STANLEY KURTZ has responded to my earlier post on polygamy. His big worry: I’m too influential! Actually, there’s a lot more to it than that, and I’ve got to get ready for a committee meeting followed by two classes, so further reply on my part will have to come later.
UPDATE: Well, the polygamy post generated considerable email. Reader Cameron Gressly sends a rather lengthy email, but here’s the key part:
Polygamy may sound fairly innocuous to someone who has not lived in a polygamous culture, but if you were able to take a year or two off to live in say, Mali, you would not find it so impressive. The olygamous culture produces weak families with serious inter sibling and inter spousal rivalries – something that spills out into the society at large. Men marry, deceiving their first wives into believing that they will not do to them as their neighbors have done, then blithely bring home wife number two, then wife number three or more. The women, the wives, are expected to work to maintain their own offspring. African women have asked me why they should be expected to invest much in their marriage when the husband betrays them with co-wives. I have had African men tell me they did not understand why their father betrayed their mother with another wife. I have lived nearly 20 years in Africa, so this comes from first hand witness.
I’ve never been to Mali, but though my Nigerian family are not polygamous (Anglicans seldom are, with the quasi-exception of Prince Charles and his ilk), the stories I hear of polygamous wives asking how monogamous women can stand being the only one to look after a husband without help don’t jibe with this. But there you are.
Clayton Cramer, meanwhile, sends a link to this post, arguing that child abuse, etc., is common in “polygamous subcultures” within the United States, such as splinter Mormon groups and the David Koresh cult. Well,this is no argument: When polygamy is criminal, it makes sense that criminals will be polygamists. Cramer also links to an earlier post of mine on Rick Santorum, but seems to miss the point.
However, this passage of Clayton’s pretty much matches my view:
If two (or three, or four, or five) adults want to live together in “plural marriage” or have a “polyamorous” arrangement, I don’t see any strong argument for the government knocking on the door and asking them to explain their actions. But I also don’t see that the government has an obligation to give them any recognition or financial support. If your argument for your sexual relationships is based on a right to privacy, don’t demand public recognition or assistance.

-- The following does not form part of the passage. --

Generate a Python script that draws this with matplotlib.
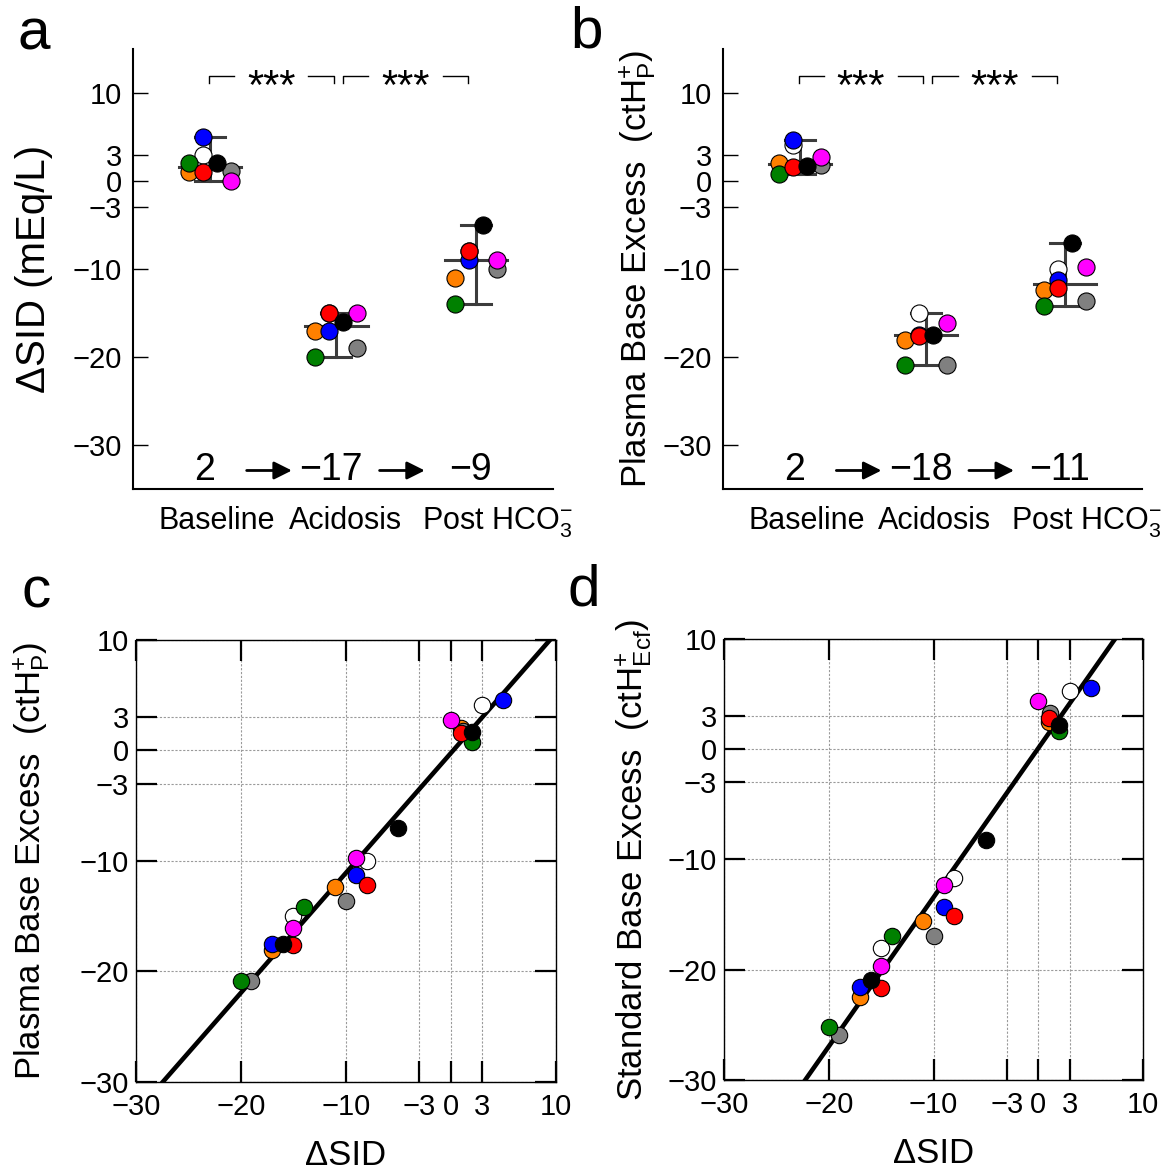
import matplotlib
matplotlib.use('Agg')
import matplotlib.pyplot as plt
import numpy as np

plt.rcParams['font.family'] = ['Liberation Sans', 'DejaVu Sans']
plt.rcParams['mathtext.fontset'] = 'custom'
plt.rcParams['mathtext.rm'] = 'Liberation Sans'
plt.rcParams['mathtext.it'] = 'Liberation Sans:italic'
plt.rcParams['mathtext.bf'] = 'Liberation Sans:bold'

# subjects (drawing order) and their colours
subject_colors = ['white', '#ff8000', '#808080', '#008000', '#0000ff', '#ff0000', '#ff00ff', 'black']
subject_slot = [-0.5, -1.5, 1.5, -1.5, -0.5, -0.5, 1.5, 0.5]

phases = ['Baseline', 'Acidosis', r'Post HCO$_3^{-}$']

# delta SID (mEq/L) per subject
dsid_baseline = [3.0, 1.0, 1.1, 2.0, 5.0, 1.0, 0.0, 2.0]
dsid_acidosis = [-15.0, -17.0, -19.0, -20.0, -17.0, -15.0, -15.0, -16.0]
dsid_post = [-8.0, -11.0, -10.0, -14.0, -9.0, -8.0, -9.0, -5.0]

# plasma base excess (ctH+P)
bep_baseline = [4.1, 2.0, 1.8, 0.75, 4.6, 1.6, 2.75, 1.7]
bep_acidosis = [-15.0, -18.1, -20.9, -20.9, -17.5, -17.6, -16.1, -17.5]
bep_post = [-10.0, -12.4, -13.6, -14.2, -11.3, -12.2, -9.75, -7.0]

# standard base excess (ctH+Ecf)
sbe_baseline = [5.3, 2.5, 3.3, 1.7, 5.6, 2.85, 4.35, 2.2]
sbe_acidosis = [-18.0, -22.5, -25.9, -25.2, -21.6, -21.7, -19.7, -20.9]
sbe_post = [-11.7, -15.6, -16.9, -16.9, -14.3, -15.1, -12.3, -8.2]

ticks = [-30, -20, -10, -3, 0, 3, 10]
tick_labels = [str(t).replace('-', '\u2212') for t in ticks]

group_x = [1.0, 1.95, 3.0]
label_x = [1.05, 2.015, 3.16]
step = 0.105
bar_color = '#3c3c3c'

label_pt = 25
tick_pt = 21


def minus(s):
    return s.replace('-', '\u2212')


def strip_panel(ax, groups, ylabel, ylabel_x, ylabel_pt):
    for x0, vals in zip(group_x, groups):
        vals = np.asarray(vals)
        lo, hi, med = vals.min(), vals.max(), np.median(vals)
        ax.plot([x0, x0], [lo, hi], color=bar_color, lw=2.2, zorder=1)
        ax.plot([x0 - 0.113, x0 + 0.113], [hi, hi], color=bar_color, lw=2.2, zorder=1)
        ax.plot([x0 - 0.113, x0 + 0.113], [lo, lo], color=bar_color, lw=2.2, zorder=1)
        ax.plot([x0 - 0.235, x0 + 0.235], [med, med], color=bar_color, lw=2.2, zorder=1)
        for v, c, s in zip(vals, subject_colors, subject_slot):
            ax.plot(x0 + s * step, v, 'o', mfc=c, mec='k', mew=0.8, ms=12.3, zorder=3)

    # group means
    means = [int(round(np.mean(g))) for g in groups]
    for x0, m in zip(group_x, means):
        ax.text(x0 - 0.04, -34, minus(str(m)), ha='center', va='baseline', fontsize=27)
    for i in range(2):
        mid = (group_x[i] + group_x[i + 1]) / 2 - 0.03
        ax.annotate('', xy=(mid + 0.17, -32.9), xytext=(mid - 0.17, -32.9),
                    arrowprops=dict(arrowstyle='-|>', color='k', lw=2.0, mutation_scale=27,
                                    shrinkA=0, shrinkB=0))

    # significance brackets
    for left, right in [(group_x[0] - 0.01, group_x[1] - 0.02), (group_x[1] + 0.05, group_x[2] - 0.06)]:
        mid = (left + right) / 2
        kw = dict(color='k', lw=1.0, clip_on=False)
        ax.plot([left, left, mid - 0.28], [11.1, 11.9, 11.9], **kw)
        ax.plot([mid + 0.28, right, right], [11.9, 11.9, 11.1], **kw)
        ax.text(mid, 9.3, '***', ha='center', va='baseline', fontsize=30)

    ax.set_xlim(0.42, 3.58)
    ax.set_ylim(-35, 15)
    ax.set_yticks(ticks)
    ax.set_yticklabels(tick_labels, fontsize=tick_pt)
    ax.set_xticks(label_x)
    ax.set_xticklabels(phases, fontsize=22)
    ax.tick_params(axis='y', direction='in', length=11, width=1.0, pad=8)
    ax.tick_params(axis='x', length=0, pad=12)
    for side in ['top', 'right']:
        ax.spines[side].set_visible(False)
    for side in ['left', 'bottom']:
        ax.spines[side].set_linewidth(1.5)
    ax.set_ylabel(ylabel, fontsize=ylabel_pt)
    ax.yaxis.set_label_coords(ylabel_x, 0.5)


def scatter_panel(ax, xs, ys, ylabel, ylabel_x):
    xs = [np.asarray(g) for g in xs]
    ys = [np.asarray(g) for g in ys]
    x_all = np.concatenate(xs)
    y_all = np.concatenate(ys)
    slope, icpt = np.polyfit(x_all, y_all, 1)
    line_x = np.array([-30.0, 10.0])
    ax.plot(line_x, slope * line_x + icpt, color='k', lw=3.3, zorder=2)
    for k, c in enumerate(subject_colors):
        ax.plot([g[k] for g in xs], [g[k] for g in ys], 'o', ls='none', mfc=c, mec='k',
                mew=0.8, ms=11.8, zorder=3)
    ax.set_xlim(-30, 10)
    ax.set_ylim(-30, 10)
    ax.set_xticks(ticks)
    ax.set_xticklabels(tick_labels, fontsize=tick_pt)
    ax.set_yticks(ticks)
    ax.set_yticklabels(tick_labels, fontsize=tick_pt)
    ax.tick_params(direction='in', length=15, width=1.6, top=True, right=True)
    ax.tick_params(axis='x', pad=8)
    ax.tick_params(axis='y', pad=5)
    ax.grid(True, color='#9a9a9a', lw=0.8, linestyle=(0, (2, 1.5)))
    ax.set_axisbelow(True)
    for sp in ax.spines.values():
        sp.set_linewidth(1.0)
    ax.set_xlabel('\u0394SID', fontsize=label_pt)
    ax.xaxis.set_label_coords(0.5, -0.13)
    ax.set_ylabel(ylabel, fontsize=label_pt)
    ax.yaxis.set_label_coords(ylabel_x, 0.5)


fig = plt.figure(figsize=(11.68, 11.74), dpi=100)
ax_a = fig.add_axes([0.1139, 0.5835, 0.3596, 0.3748])
ax_b = fig.add_axes([0.6190, 0.5835, 0.3587, 0.3748])
ax_c = fig.add_axes([0.1164, 0.0784, 0.3596, 0.3765])
ax_d = fig.add_axes([0.6199, 0.0801, 0.3587, 0.3756])

strip_panel(ax_a, [dsid_baseline, dsid_acidosis, dsid_post], '\u0394SID (mEq/L)', -0.19, 29)
strip_panel(ax_b, [bep_baseline, bep_acidosis, bep_post],
            r'Plasma Base Excess  (ct$\mathrm{H}^{+}_{\mathrm{P}}$)', -0.155, label_pt)
scatter_panel(ax_c, [dsid_baseline, dsid_acidosis, dsid_post], [bep_baseline, bep_acidosis, bep_post],
              r'Plasma Base Excess  (ct$\mathrm{H}^{+}_{\mathrm{P}}$)', -0.20)
scatter_panel(ax_d, [dsid_baseline, dsid_acidosis, dsid_post], [sbe_baseline, sbe_acidosis, sbe_post],
              r'Standard Base Excess  (ct$\mathrm{H}^{+}_{\mathrm{Ecf}}$)', -0.167)

for letter, x, y in [('a', 18, 49), ('b', 570, 48), ('c', 22, 608), ('d', 567, 606)]:
    fig.text(x / 1168, 1 - y / 1174, letter, fontsize=42, ha='left', va='baseline')

fig.savefig('out.png', dpi=100)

But why does any relationship produce an obligation on the part of the government to provide recognition or support? It’s certainly true, as some other readers pointed out (and as Clayton’s linked Mormon story reports) that some polygamous arrangements now are basically welfare scams. But that’s a welfare issue, not a marriage issue.
Kurtz, on the other hand, says that Western marriage is based on “companionate love.” I certainly hope so, but I wonder whether the cultural concern that he describes forms an adequate underpinning for legal requirements. (And wouldn’t that, in itself, be an argument in favor of gay marriage, so long as it was based on companionate love?)
He also writes: “For me, the key issue is polyamory.” Well, that’s been around since the ’60s (and still is: someone was just telling me that “the Knoxville swinger scene is unbelievable”) — though in my observations of those many who tried it in in my parents’ generation, it fails a lot more than it succeeds. Not being a polyamorist myself, I’ll leave the practical details to Eric S. Raymond or someone who can say more. But I do remember a conversation I had with Saul Levmore years ago, when U. Va. was thinking about banning student-faculty relationships. I observed that in my observation those usually didn’t work out. “So what?” he responded. “Hardly any relationships work out!”
Having watched my parents’ generation make fools of themselves experimenting with open marriage, I’m not overenthusiastic about polyamory or polygamy. But on the other hand, my experience is that people can make the most unpromising relationships work out well, and the most promising ones turn out badly. I’m also not at all convinced that the state is better at picking winners in this field than in others.
Meanwhile, I’m happy to say that I’ve gotten no hatemail on this post. Pejman may not be so lucky.